Search code examples
cassandradata-modelingdatastaxdatastax-enterprise

cassandra compaction strategy for data which gets updated


I am trying to come up with a compaction strategy for following use case.

We have a table with ttl of 3 years. Most of the data in our scenario will be updated with in 1 month of its insertion.

So essentially all the updates to a record will happen within a month and on average within 2 weeks.

There might be some outliers which can potentially have update after a month but would be rare.

Now i am thinking of using TWCS with a window of 1 month(or may be 2 weeks) I know our use case is not a perfect time series data. but after a month most of the data will never receive an update and will reside in one sstable.

However i am not sure if using a window size of 1 month will have any side-effect.

Also if an update comes out of the window size(i.e after a month) will this create any major problem?

Please let me know what can be the best strategy for the above scenario?


Solution

  • TWCS might be a good pick.
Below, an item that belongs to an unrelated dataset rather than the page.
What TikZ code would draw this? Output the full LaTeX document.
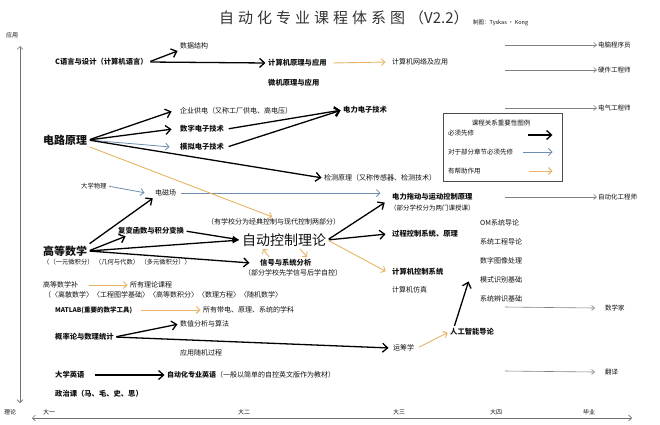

But it depends on the data size. If you have a massive data size you would get massive sstables after 1 Month. I would think it would be more reasonable to have Weekly/Biweekly SStables.

    But this takes us to the next question: "What happens with out-of-order updates?" The problem is that the sstable would not be dropped, even if it all expired, because of a "shadow" of the data in another sstable. So files would linger around in your hard drive longer than you expect. Also, since TWCS compacts the data ONCE after the window is done, so your data would spread over several sstables and potentially impacting your read performance.

    You have 2 options here:

    1. Start with TWCS and see how it goes, but knowing the potential drawbacks.
    2. Start with STCS, and create a node with either write-survey mode, or change in a single node the compaction strategy via JMX.

    If you an excellent article about TWCS, tombstones and shadowing here: http://thelastpickle.com/blog/2016/12/08/TWCS-part1.html

    Always remember you can change your compaction strategy later, it is not for "free" or "painless", but can be done.